I read your blog carefully and understood your approach completely.

You violated the principle of least privilege(en.wikipedia.org/wiki/Principle_of...). You really don't have to keep root permission in Dockerfile and add an option --privileged during container launching to impose firewall rule by iptables. It is completely unnecessary.

The better way is to add your firewall rules in the host to DOCKER-USER chain. BTW, only root in the host can modify firewall rule. It is secured. No one in docker group can modify the rule.

If you can do it in the host, why do you want to keep root and privileged option in container? Don't you think you violated PoLP?

Regarding my comment style, it might be harsh. Should I have to be political correct to say "hey, you might overlook xyz in your approach." Probably not. I think it is better this way: if it is wrong, just say it is wrong and correct it. Why do we have to sugarcoat everything we say and self-censor ourselves?

[...] my colleague called me calm down.

As your colleague told you as well: calm down and then reconsider my described use case (portable runtime environment, etc.).

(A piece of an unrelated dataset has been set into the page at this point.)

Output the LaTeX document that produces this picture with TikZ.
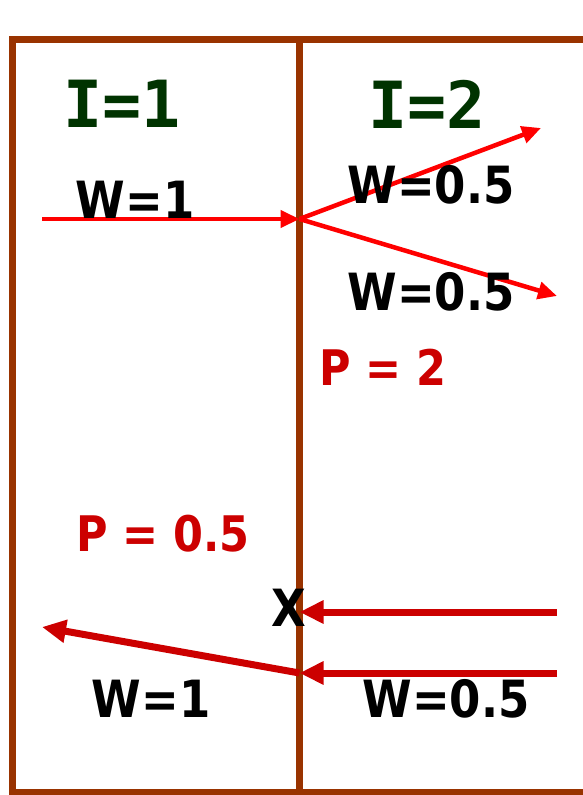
\documentclass[tikz,border=0pt]{standalone}
\usepackage{fontspec}
\usepackage{graphicx}
\setmainfont{DejaVu Sans}
\newfontfamily\labelfont{DejaVu Sans Bold}
\newfontfamily\monobold{DejaVu Sans Mono Bold}
\newcommand{\tallbox}[1]{\scalebox{1}[1.14]{#1}}
\usetikzlibrary{arrows.meta}
\definecolor{framebrown}{HTML}{993300}
\definecolor{titlegreen}{HTML}{003300}
\definecolor{brightred}{HTML}{FF0000}
\definecolor{darkred}{HTML}{CC0000}
\tikzset{
  frameline/.style={draw=framebrown, line width=7pt},
  title/.style={text=titlegreen, font=\monobold\fontsize{65}{65}\selectfont, inner sep=0pt},
  wlabel/.style={text=black, font=\labelfont\fontsize{45}{45}\selectfont, inner sep=0pt},
  plabel/.style={text=darkred, font=\labelfont\fontsize{43}{43}\selectfont, inner sep=0pt},
  outray/.style={draw=brightred, line width=4.5pt, -{Triangle[length=19pt,width=17pt]}},
  inray/.style={draw=darkred, line width=7pt, -{Triangle[length=24pt,width=22pt]}},
}
\begin{document}
\begin{tikzpicture}[x=1pt,y=-1pt]
\clip (0,0) rectangle (583,795);
\fill[white] (0,0) rectangle (583,795);
% frame
\draw[frameline] (583,39) -- (12,39) -- (12,792) -- (583,792);
\draw[frameline] (299.5,39) -- (299.5,792);
% titles
\node[title] (i1) at (122,104) {I=1};
\node[title] (i2) at (427,104) {I=2};
% upper part
\coordinate (src) at (42,219);
\coordinate (hit) at (299.5,219);
\coordinate (up) at (541,128);
\coordinate (down) at (557,296);
\draw[outray] (src) -- (hit);
\draw[outray] (hit) -- (up);
\draw[outray] (hit) -- (down);
\node[wlabel] (w1) at (135,200) {\tallbox{W=1}};
\node[wlabel] (w05a) at (431,185) {\tallbox{W=0.5}};
\node[wlabel] (w05b) at (431,292) {\tallbox{W=0.5}};
\node[plabel] (p2) at (383,367) {\tallbox{P = 2}};
% lower part
\node[plabel] (p05) at (163,534) {\tallbox{P = 0.5}};
\node[wlabel] (x) at (289,608) {\tallbox{X}};
\coordinate (r1) at (557,612);
\coordinate (k1) at (299.5,612);
\coordinate (r2) at (557,673);
\coordinate (k2) at (299.5,673);
\coordinate (back) at (42,627);
\draw[inray] (r1) -- (k1);
\draw[inray] (r2) -- (k2);
\draw[inray] (k2) -- (back);
\node[wlabel] (w1b) at (151,699) {\tallbox{W=1}};
\node[wlabel] (w05c) at (446,699) {\tallbox{W=0.5}};
\end{tikzpicture}
\end{document}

The aspired direction of your discussion style is toxic and I'm not interested in being part of it.

Again, I'm open for a healthy debate, but your style of writing doesn't fulfill this requirement.

Have a nice day.

It is very subjective to determine the debate is healthy or not. But it is objective to determine the approach is right or wrong. You have no ground to dispute that the fact that you violated the principle of least privilege.

Have a good weekend, too.

Well, I did not violate PoLP because of the fact that the subject to isolate is the actual application, but this is the aspect you don't want to see. Anyways ...

Hi André, I came across the post while looking for something completely unrelated but just had to reply and say I'm really sorry you had to endure this entire thread.

As you mentioned ( and as this post is indeed old ) there are more expressive ways to deal with those issues today on the orchestration layer, and with many k8s options for local testing ( Kind, microk8s, minikube etc. ), one can easily configure and test privileges, assign granular security contexts, define network policies and control and monitor ingress/egress traffic.

In a real life scenario I would take this a step further and try to sniff outgoing requests with something like ksniff to look at what goes out to the C&C / output.